Moreover, as a result of Big Labor’s massive political clout, union officials are able to control or intimidate the government employers in labor-management relations.
Whom Do You Call When Police and Firefighters Don’t Answer?

Government is by definition a monopoly, so compulsory unionism in government effectively monopolizes a monopoly. In the private sector, if a union boss’s demands cause inefficiency or poor service, a company may lose money and even go out of business. No matter how greedy, union officials can’t ignore reality.

But state agencies don’t go out of business, or relocate, no matter how inefficient they are. Citizens uniquely rely upon police and firefighters as guardians in a free society. Their authority to provide exclusive service is bestowed by government decree.

If local police and fire services are cut off as a result of pro-forced unionism federal tampering in those services’ labor-management relations, whom will citizens be able to call when they and their families face an emergency?

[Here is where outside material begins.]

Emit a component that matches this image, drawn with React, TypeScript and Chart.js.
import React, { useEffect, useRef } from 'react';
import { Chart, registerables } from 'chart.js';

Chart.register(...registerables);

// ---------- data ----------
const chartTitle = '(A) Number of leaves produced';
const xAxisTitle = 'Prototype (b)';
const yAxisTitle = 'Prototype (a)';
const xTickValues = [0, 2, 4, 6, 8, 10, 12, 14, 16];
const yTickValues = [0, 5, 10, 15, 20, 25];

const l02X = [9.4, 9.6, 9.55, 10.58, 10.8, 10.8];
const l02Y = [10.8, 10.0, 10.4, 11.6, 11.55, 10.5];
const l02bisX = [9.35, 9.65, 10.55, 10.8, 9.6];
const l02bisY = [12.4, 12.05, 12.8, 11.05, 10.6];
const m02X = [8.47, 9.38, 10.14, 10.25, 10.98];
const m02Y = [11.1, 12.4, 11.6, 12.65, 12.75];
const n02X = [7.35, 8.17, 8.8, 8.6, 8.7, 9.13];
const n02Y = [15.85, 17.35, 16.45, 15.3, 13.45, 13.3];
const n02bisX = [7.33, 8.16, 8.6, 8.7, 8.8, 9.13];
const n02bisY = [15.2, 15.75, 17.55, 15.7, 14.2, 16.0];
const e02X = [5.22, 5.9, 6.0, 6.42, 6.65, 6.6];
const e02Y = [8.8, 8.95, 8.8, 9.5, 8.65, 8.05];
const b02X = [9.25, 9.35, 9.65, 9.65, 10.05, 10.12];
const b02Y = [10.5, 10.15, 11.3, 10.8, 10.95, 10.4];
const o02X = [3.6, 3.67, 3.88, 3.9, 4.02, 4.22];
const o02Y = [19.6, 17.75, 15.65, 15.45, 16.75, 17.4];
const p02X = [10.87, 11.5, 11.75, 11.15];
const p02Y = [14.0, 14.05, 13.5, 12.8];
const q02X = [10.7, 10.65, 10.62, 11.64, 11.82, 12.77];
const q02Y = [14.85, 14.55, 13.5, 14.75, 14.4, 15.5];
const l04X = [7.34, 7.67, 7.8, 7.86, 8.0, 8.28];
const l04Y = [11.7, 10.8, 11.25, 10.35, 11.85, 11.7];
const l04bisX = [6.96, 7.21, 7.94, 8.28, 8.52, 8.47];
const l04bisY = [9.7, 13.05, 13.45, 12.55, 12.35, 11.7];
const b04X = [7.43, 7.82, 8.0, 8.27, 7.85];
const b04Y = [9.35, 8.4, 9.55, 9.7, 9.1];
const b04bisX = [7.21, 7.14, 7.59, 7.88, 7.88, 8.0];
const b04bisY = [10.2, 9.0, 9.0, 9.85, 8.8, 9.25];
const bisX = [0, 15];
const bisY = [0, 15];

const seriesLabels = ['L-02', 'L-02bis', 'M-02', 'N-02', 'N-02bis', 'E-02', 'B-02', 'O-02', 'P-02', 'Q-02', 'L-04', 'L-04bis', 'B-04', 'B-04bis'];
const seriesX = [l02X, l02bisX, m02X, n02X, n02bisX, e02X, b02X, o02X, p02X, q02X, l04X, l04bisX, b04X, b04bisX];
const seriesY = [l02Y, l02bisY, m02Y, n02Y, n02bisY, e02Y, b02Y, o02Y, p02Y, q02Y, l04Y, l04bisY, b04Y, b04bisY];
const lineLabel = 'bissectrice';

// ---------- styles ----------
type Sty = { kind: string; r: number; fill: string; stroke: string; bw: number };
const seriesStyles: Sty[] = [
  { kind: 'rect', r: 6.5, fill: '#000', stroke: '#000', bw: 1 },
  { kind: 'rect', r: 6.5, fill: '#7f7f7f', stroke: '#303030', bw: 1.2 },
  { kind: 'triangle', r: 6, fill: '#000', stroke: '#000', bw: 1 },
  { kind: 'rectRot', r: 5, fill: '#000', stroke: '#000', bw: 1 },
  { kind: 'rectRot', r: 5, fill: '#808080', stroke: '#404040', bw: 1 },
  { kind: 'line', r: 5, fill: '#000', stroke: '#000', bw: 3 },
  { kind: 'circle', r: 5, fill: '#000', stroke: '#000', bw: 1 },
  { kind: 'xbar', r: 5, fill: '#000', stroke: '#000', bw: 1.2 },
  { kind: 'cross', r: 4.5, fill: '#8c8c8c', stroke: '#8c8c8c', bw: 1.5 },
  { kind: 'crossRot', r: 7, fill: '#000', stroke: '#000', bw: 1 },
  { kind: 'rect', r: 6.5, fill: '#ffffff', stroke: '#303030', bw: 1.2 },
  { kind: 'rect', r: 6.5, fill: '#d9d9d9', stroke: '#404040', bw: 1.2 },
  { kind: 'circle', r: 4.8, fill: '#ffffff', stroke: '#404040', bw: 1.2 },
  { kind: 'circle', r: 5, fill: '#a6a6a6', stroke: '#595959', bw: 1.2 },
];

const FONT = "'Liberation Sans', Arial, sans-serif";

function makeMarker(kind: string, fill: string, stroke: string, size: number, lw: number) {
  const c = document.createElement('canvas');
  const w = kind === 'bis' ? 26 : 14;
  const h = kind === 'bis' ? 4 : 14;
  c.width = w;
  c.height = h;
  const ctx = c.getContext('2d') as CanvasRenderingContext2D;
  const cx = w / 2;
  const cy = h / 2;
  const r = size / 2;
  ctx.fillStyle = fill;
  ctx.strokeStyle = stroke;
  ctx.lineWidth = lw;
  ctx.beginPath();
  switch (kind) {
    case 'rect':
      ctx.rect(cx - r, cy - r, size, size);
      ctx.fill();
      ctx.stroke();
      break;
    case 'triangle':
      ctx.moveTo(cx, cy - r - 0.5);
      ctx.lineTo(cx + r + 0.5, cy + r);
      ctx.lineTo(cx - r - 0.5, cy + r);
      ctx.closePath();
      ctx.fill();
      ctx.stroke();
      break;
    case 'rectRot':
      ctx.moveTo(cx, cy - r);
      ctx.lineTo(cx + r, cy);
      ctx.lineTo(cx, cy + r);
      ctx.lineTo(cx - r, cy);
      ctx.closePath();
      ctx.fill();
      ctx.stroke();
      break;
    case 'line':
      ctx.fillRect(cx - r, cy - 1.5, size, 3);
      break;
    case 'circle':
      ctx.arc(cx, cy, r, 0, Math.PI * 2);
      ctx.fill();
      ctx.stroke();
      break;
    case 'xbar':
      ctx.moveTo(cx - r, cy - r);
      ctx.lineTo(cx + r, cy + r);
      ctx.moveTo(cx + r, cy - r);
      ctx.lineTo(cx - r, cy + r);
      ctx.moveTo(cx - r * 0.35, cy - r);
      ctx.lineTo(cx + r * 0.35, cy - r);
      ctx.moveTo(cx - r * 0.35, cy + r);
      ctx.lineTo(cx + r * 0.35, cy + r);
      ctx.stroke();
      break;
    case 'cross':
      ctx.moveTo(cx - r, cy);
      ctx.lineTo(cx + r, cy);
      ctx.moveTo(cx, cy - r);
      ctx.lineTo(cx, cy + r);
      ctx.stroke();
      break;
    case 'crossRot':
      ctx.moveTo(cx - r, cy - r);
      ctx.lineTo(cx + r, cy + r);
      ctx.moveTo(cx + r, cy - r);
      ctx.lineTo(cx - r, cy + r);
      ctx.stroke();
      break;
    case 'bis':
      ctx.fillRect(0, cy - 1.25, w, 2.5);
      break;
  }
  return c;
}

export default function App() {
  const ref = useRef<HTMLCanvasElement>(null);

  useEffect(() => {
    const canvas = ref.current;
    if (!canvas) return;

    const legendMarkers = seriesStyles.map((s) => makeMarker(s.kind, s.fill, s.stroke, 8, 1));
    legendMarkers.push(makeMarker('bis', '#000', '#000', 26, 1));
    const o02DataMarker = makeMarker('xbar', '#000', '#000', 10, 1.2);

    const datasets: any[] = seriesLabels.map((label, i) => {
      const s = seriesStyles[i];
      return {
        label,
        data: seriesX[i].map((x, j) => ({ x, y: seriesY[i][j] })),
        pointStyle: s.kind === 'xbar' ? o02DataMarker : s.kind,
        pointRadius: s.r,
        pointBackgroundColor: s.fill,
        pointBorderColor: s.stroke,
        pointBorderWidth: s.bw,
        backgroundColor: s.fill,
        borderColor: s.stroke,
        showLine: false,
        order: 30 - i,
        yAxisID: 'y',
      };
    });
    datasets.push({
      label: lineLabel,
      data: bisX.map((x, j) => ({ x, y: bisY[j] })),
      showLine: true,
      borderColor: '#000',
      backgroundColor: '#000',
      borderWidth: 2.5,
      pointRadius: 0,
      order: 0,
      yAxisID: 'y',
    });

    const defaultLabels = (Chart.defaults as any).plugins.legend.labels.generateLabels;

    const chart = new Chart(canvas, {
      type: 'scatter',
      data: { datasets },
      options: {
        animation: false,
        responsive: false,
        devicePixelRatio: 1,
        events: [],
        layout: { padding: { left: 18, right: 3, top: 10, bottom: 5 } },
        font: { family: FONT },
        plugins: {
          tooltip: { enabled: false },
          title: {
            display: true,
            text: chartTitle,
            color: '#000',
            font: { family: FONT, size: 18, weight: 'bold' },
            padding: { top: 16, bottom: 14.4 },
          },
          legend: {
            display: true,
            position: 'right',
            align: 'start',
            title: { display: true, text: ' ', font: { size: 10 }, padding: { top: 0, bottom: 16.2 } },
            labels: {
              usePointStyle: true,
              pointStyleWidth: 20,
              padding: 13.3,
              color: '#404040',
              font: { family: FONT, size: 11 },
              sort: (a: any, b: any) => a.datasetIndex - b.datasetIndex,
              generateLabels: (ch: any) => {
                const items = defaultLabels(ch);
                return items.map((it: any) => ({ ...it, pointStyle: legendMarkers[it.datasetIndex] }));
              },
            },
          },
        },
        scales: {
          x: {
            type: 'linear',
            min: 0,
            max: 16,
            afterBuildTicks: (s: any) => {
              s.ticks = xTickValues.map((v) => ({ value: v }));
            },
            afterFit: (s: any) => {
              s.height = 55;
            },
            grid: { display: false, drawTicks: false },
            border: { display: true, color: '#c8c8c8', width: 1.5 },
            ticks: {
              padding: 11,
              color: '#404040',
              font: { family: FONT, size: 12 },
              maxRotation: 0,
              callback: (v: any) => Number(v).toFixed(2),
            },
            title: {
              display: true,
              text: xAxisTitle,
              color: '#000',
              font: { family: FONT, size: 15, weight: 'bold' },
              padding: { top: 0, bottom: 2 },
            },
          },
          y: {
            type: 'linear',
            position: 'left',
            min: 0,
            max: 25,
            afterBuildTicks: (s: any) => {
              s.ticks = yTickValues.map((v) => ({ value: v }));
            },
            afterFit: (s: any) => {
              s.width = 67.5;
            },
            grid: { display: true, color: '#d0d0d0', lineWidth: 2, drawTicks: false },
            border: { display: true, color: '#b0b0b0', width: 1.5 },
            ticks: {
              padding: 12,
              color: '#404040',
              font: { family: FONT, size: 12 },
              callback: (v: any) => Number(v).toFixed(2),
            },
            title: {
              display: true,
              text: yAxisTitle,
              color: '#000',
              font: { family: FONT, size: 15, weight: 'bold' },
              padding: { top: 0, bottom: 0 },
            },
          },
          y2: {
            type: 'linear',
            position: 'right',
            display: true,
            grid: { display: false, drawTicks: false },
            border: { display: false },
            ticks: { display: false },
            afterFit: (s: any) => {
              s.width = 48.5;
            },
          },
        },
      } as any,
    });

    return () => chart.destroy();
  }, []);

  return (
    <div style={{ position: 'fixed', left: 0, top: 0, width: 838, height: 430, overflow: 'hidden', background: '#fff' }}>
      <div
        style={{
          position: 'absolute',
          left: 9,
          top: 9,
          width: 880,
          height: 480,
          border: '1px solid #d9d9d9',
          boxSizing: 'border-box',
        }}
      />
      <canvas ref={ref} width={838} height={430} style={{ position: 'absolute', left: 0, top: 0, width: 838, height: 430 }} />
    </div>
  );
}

Will History Repeat Itself?

firefighter-picketUnion lobbyists tried to pass a federal law imposing union boss bargaining on police, firefighters, and other public sector workers during the mid to late seventies, but intense Right to Work lobbying ultimately stopped this scheme.

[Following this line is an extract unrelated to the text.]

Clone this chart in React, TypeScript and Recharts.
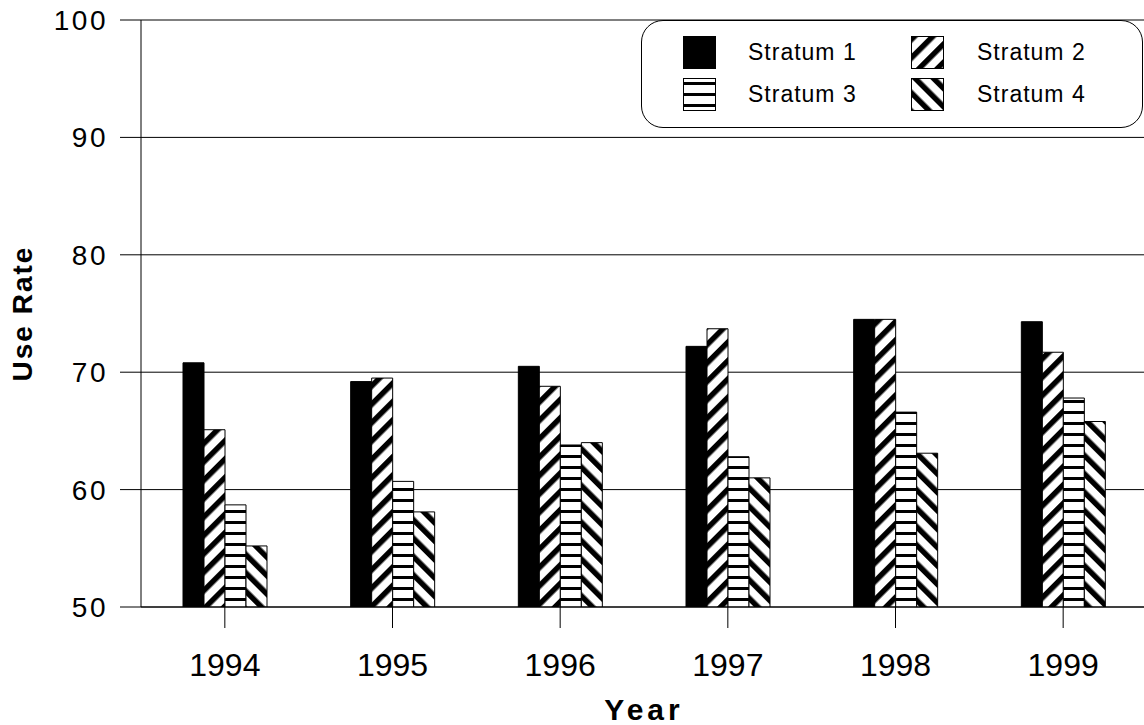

However, the mere anticipation of enactment of federal legislation establishing monopoly bargaining in state and local employment helped conjure up a wave of government union boss militancy that brought chaos and destruction to cities across America.

Journalist Ralph de Toledano documented such Big Labor abuses in his book Let Our Cities Burn (later retitled The Municipal Doomsday Machine). Mr. de Toledano focused on two notorious strikes called after local officials handed government union bosses monopoly bargaining privileges: a Baltimore police strike (which resulted in widespread looting and street gunfire) and a Kansas City firemen’s strike (in which striking union militants set up picket lines around burning buildings).

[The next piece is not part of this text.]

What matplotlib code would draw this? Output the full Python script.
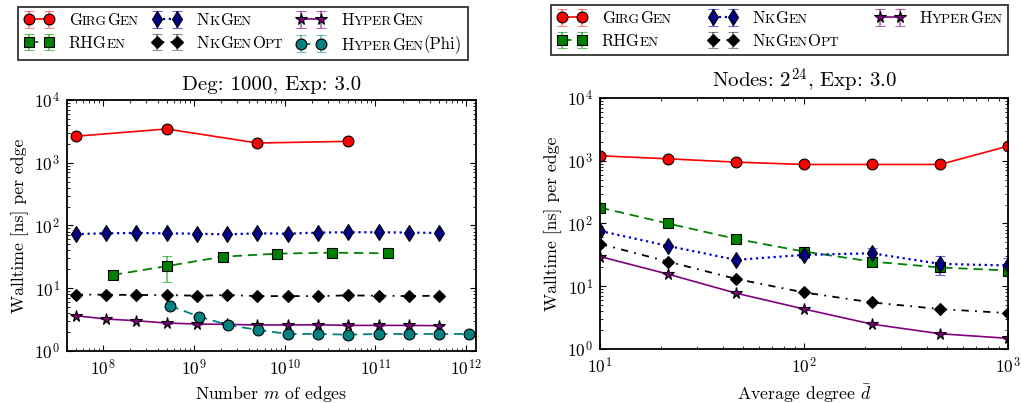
import numpy as np
import matplotlib
matplotlib.use("Agg")
import matplotlib.pyplot as plt
from matplotlib.offsetbox import TextArea, HPacker

plt.rcParams['font.family'] = ['cmr10', 'DejaVu Serif']
plt.rcParams['mathtext.fontset'] = 'cm'
plt.rcParams['axes.formatter.use_mathtext'] = True
plt.rcParams['axes.unicode_minus'] = False

# ---------------- data: left panel (Deg 1000, Exp 3.0) ----------------
m_girg = [5e7, 5e8, 5e9, 5e10]
t_girg = [2640, 3450, 2060, 2190]

m_rhg = [1.28e8, 5.1e8, 2.07e9, 8.3e9, 3.3e10, 1.37e11]
t_rhg = [16.3, 22.6, 31.8, 35.6, 36.9, 36.0]
e_rhg = [0.5, 10.0, 1.0, 1.0, 1.0, 1.0]

m_nk = [5e7, 1.08e8, 2.32e8, 5e8, 1.08e9, 2.32e9, 5e9, 1.08e10, 2.32e10, 5e10, 1.08e11, 2.32e11, 5e11]
t_nk = [73, 75, 76, 75, 74, 72, 75, 74, 77, 78, 78, 77, 76]
e_nk = [1, 1, 1, 1, 1, 1, 1, 1, 1, 1, 1, 1, 1]

t_nkopt = [7.9, 7.9, 7.8, 7.8, 7.6, 7.8, 7.5, 7.5, 7.5, 7.7, 7.6, 7.5, 7.6]
e_nkopt = [0.1] * 13

t_hyp = [3.66, 3.23, 3.04, 2.79, 2.69, 2.66, 2.60, 2.60, 2.62, 2.56, 2.56, 2.56, 2.53]
e_hyp = [0.05] * 13

m_phi = [5.4e8, 1.15e9, 2.4e9, 5.1e9, 1.1e10, 2.35e10, 5e10, 1.08e11, 2.32e11, 5e11, 1.077e12]
t_phi = [5.28, 3.52, 2.59, 2.16, 1.87, 1.87, 1.82, 1.87, 1.87, 1.87, 1.87]
e_phi = [0.05] * 11

# ---------------- data: right panel (Nodes 2^24, Exp 3.0) ----------------
d_avg = [10, 21.5, 46.4, 100, 215, 464, 1000]
r_girg = [1197, 1072, 948, 871, 871, 871, 1706]
r_rhg = [179, 100, 56.8, 35.7, 24.7, 19.9, 17.8]
re_rhg = [2, 1, 1, 1, 1, 1, 1]
r_nk = [76, 43.9, 26.3, 31.6, 33.5, 22.7, 21.4]
re_nk = [1, 1, 1, 3, 7.5, 7.5, 6.5]
r_nkopt = [47.2, 24.7, 13.1, 7.96, 5.52, 4.33, 3.73]
r_hyp = [29.7, 15.6, 7.76, 4.33, 2.49, 1.75, 1.48]

labels = ["GirgGen", "RHGen", "NkGen", "NkGenOpt", "HyperGen", "HyperGen(Phi)"]

styles = {
    "GirgGen": dict(color='#ff0000', marker='o', mfc='#ff0000', ms=7.8, ls='-', lw=1.2, ecolor=(1, 0, 0, 0.45)),
    "RHGen": dict(color='#008000', marker='s', mfc='#008000', ms=7.4, dashes=(5.2, 3.2), lw=1.3, ecolor=(0, 0.6, 0, 0.6)),
    "NkGen": dict(color='#0000cc', marker='d', mfc='#000080', ms=8.0, ls=':', lw=1.6, ecolor=(0, 0, 0.8, 0.6)),
    "NkGenOpt": dict(color='#000000', marker='D', mfc='#000000', ms=6.5, dashes=(4, 3.5, 1, 3.5), lw=1.3, ecolor=(0, 0, 0, 0.45)),
    "HyperGen": dict(color='#800080', marker='*', mfc='#800080', ms=8.5, ls='-', lw=1.2, ecolor=(0.5, 0, 0.5, 0.6)),
    "HyperGen(Phi)": dict(color='#008080', marker='o', mfc='#008080', ms=7.8, dashes=(5.2, 3.2), lw=1.3, ecolor=(0, 0.5, 0.5, 0.5)),
}


def eplot(ax, x, y, yerr, name):
    st = dict(styles[name])
    lw = st.pop('lw', 1.0)
    ecol = st.pop('ecolor')
    return ax.errorbar(x, y, yerr=yerr, mec='black', mew=0.8, lw=lw, elinewidth=1.2,
                       capsize=3.5, capthick=1.2, ecolor=ecol, label=name, **st)


fig = plt.figure(figsize=(10.21, 4.03), dpi=100)
ax1 = fig.add_axes([0.0656, 0.129, 0.4006, 0.623])
ax2 = fig.add_axes([0.5877, 0.134, 0.3996, 0.623])

h1 = []
h1.append(eplot(ax1, m_girg, t_girg, [0] * len(t_girg), "GirgGen"))
h1.append(eplot(ax1, m_rhg, t_rhg, e_rhg, "RHGen"))
h1.append(eplot(ax1, m_nk, t_nk, e_nk, "NkGen"))
h1.append(eplot(ax1, m_nk, t_nkopt, e_nkopt, "NkGenOpt"))
h1.append(eplot(ax1, m_nk, t_hyp, e_hyp, "HyperGen"))
h1.append(eplot(ax1, m_phi, t_phi, e_phi, "HyperGen(Phi)"))

h2 = []
h2.append(eplot(ax2, d_avg, r_girg, [0] * 7, "GirgGen"))
h2.append(eplot(ax2, d_avg, r_rhg, re_rhg, "RHGen"))
h2.append(eplot(ax2, d_avg, r_nk, re_nk, "NkGen"))
h2.append(eplot(ax2, d_avg, r_nkopt, [0.05] * 7, "NkGenOpt"))
h2.append(eplot(ax2, d_avg, r_hyp, [0.02] * 7, "HyperGen"))

for ax in (ax1, ax2):
    ax.set_xscale('log')
    ax.set_yscale('log')
    ax.set_ylim(1, 1e4)
    ax.tick_params(which='both', direction='in', top=True, right=True, labelsize=12.5)
    ax.tick_params(which='major', length=4.5, width=0.8, pad=5)
    ax.tick_params(which='minor', length=2.2, width=0.6)
    for s in ax.spines.values():
        s.set_linewidth(1.3)
    ax.set_ylabel("Walltime [ns] per edge", fontsize=12.7, labelpad=4)

ax1.set_xlim(4e7, 1.28e12)
ax2.set_xlim(10, 1000)
ax1.set_xlabel("Number $m$ of edges", fontsize=12.7)
ax2.set_xlabel(r"Average degree $\bar{d}$", fontsize=12.7)
ax1.set_title("Deg: 1000, Exp: 3.0", fontsize=15, pad=7)
ax2.set_title("Nodes: $2^{24}$, Exp: 3.0", fontsize=15, pad=7)

LEG_FS = 12.0
SC = 0.8


def sc_parts(label):
    main, extra = label, ""
    if "(" in label:
        i = label.index("(")
        main, extra = label[:i], label[i:]
    parts = []
    for ch in main:
        big = ch.isupper()
        txt = ch.upper()
        if parts and parts[-1][1] == big:
            parts[-1] = (parts[-1][0] + txt, big)
        else:
            parts.append((txt, big))
    if extra:
        parts.append((extra, True))
    return parts


def build_label(label):
    boxes = [TextArea(t, textprops=dict(fontsize=LEG_FS * (1.0 if big else SC), family='cmr10',
                                        verticalalignment='baseline',
                                        horizontalalignment='left'))
             for t, big in sc_parts(label)]
    return HPacker(pad=0, sep=0, align='baseline', children=boxes)


def make_legend(handles, bbox):
    leg = fig.legend(handles=handles, labels=[h.get_label() for h in handles],
                     loc='upper left', bbox_to_anchor=bbox, mode='expand', ncol=3,
                     numpoints=2, fontsize=LEG_FS, frameon=True, fancybox=False,
                     edgecolor='black', borderaxespad=0, handlelength=1.8,
                     handletextpad=0.9, columnspacing=1.0, labelspacing=0.45,
                     borderpad=0.35)
    leg.get_frame().set_linewidth(1.3)
    for col in leg._legend_handle_box.get_children():
        for item in col.get_children():
            ta = item.get_children()[1]
            item._children[1] = build_label(ta.get_text())
    leg._legend_box.set_figure(fig)
    return leg


make_legend(h1, (0.0176, 0.8586, 0.4407, 0.1240))
make_legend(h2, (0.5397, 0.8660, 0.4476, 0.1216))

fig.savefig("out.png", dpi=100)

Other incidents from that era were equally shocking to the public:

* * * Striking police union militants in Pomona, California, vandalized patrol cars and private cars. Tires were slashed, windows smashed, and ignition systems jammed. Keys to two hundred patrol cars disappeared. “I am ashamed of this kind of activity on the part of policemen,” Captain Jeremiah Taylor stated. “The citizens feel the officers have abandoned them, and they have.”

* * * Then-San Francisco Mayor Joseph Alicoto’s home was pipe-bombed hours after he warned on television that striking police union militants would be fired if they didn’t return to work. The bomb shattered windows and seriously damaged the front door and porch pedestals. The mayor’s wife, Angelina, was in an upstairs room when the bombing occurred.

* * * Striking firefighter union militants in Dayton, Ohio, sat idly by while fires destroyed homes throughout the city, spread to power lines, and cut off power to some 150 homes. The union militants also harassed honest firefighters and volunteers working to extinguish the blazes.
Mary Madder, 60, wept outside her burning home in downtown Dayton, as striking firefighters looked on without attempting to extinguish the flames: “They probably need more money, but they’re letting my home burn up. Everything’s gone.”

* * * During a strike in Kansas City, Missouri, firefighter union militants vandalized firefighting equipment. Fire extinguishers were filled with flammable liquid, oxygen tanks were emptied, and the fuel tanks of trucks were fouled with water.

* * * During a 24-day strike by Chicago firefighters and paramedics, more than 20 people died in fires — an extraordinary number for a relatively short period.
In one fire alone, three children and two adults lost their lives as firefighters warmed their hands over trashcans set ablaze along the picket line.